Even though you were too tired to stand fully upright you went for a long walk after lunch to make sure you’d be physically as well as mentally tired when you went to bed. And you are – absolutely exhausted. But when you go to bed you toss & turn until eventually you give up & go downstairs again.
I wrote that more than two years ago. I’d slept badly for as long as I could remember – it was unusual for me not to feel drowsy, as if I was thinking through a fog. If ever I wanted to pull a sickie at secondary school, all I had to do was not put on my under-eye concealer in the morning and I’d get sent home immediately by a concerned teacher. I was always reluctant to get up, and always exhausted when I did.

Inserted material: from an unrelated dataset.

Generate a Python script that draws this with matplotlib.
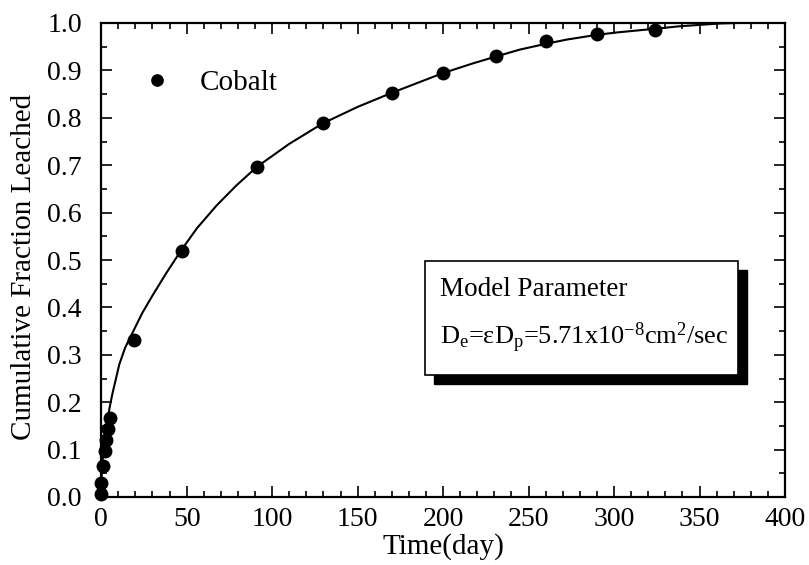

Now, if that happens because you’ve been up all night partying and then had an early start, that’s just your body’s healthy reaction to fatigue. If it happens even though you spent nine hours in bed, because you spent so long trying but failing to go to sleep, and if that’s not the exception for you but the norm, then you’re into life-blighting territory.
Insomnia has affected me when life’s been stressful and when it’s been good; when I’ve set my own schedule and when I’ve had a timetable imposed by work; when I’ve been living on my own and when I’ve had flatmates; when I’ve taken daytime naps and when I haven’t; when I’ve been a couch potato and when I’ve been sporty.
I don’t know when I started sleeping badly, but I do remember that adults started commenting on the shadows under my eyes while I was still at primary school, and that when I was 13 or 14 I started using concealer every day to cover them up. I thought it was normal, the way kids do think that whatever they’re used to is the norm for everyone, but then I started to notice that at sleepovers and things I was always the last one to fall asleep, by a long shot. Later, at university, on evenings when I had an exam the next day and other people didn’t, I’d stay in and go to bed while they went out. It didn’t make any difference, though: I’d still be wide awake when they came home.
In my teens and twenties, and well into my thirties, I thought it was something I couldn’t change. Finally, though, after three nights with a total of about 14 hours’ sleep, I was just so desperate I decided to try anyway.
So I started Googling, and reading, and watching documentaries and YouTube videos – I was after any information I could get. It came as a revelation to find out that one of the criteria for diagnosing insomnia was taking more than 30 minutes to fall asleep – I don’t think I’d ever fallen asleep in less than an hour without alcohol or a general anaesthetic, and usually it was more like an hour and a half.
The big question that even I ask when I think about my insomnia is why on earth I didn’t do something about it years before. But at first I thought that was how it was for everyone, and later I thought that was how it would always be for me. In a way it reminds me of people who are obese and think they can’t do anything about it because their bodies are just made that way: both they and I thought there was something innate and unusual about our bodies that caused our problems. To be fair, people with weight problems have often been told precisely that.
The point is, thank goodness, insomnia wasn’t inevitable for me and probably isn’t for the vast majority of people, either. I watched this programme (apparently no longer available), and bought this book, and the results have been fantastic, though not fast.
The reason I’m telling you this is that tackling insomnia has made a huge difference to my life, and if even one person who reads this decides to do something similar, I’ll be glad. If you can identify with this guy, I’m talking to you. Having insomnia is miserable, and long-term, and it doesn’t just go away by itself. Do something about it – you’ll be so glad you did.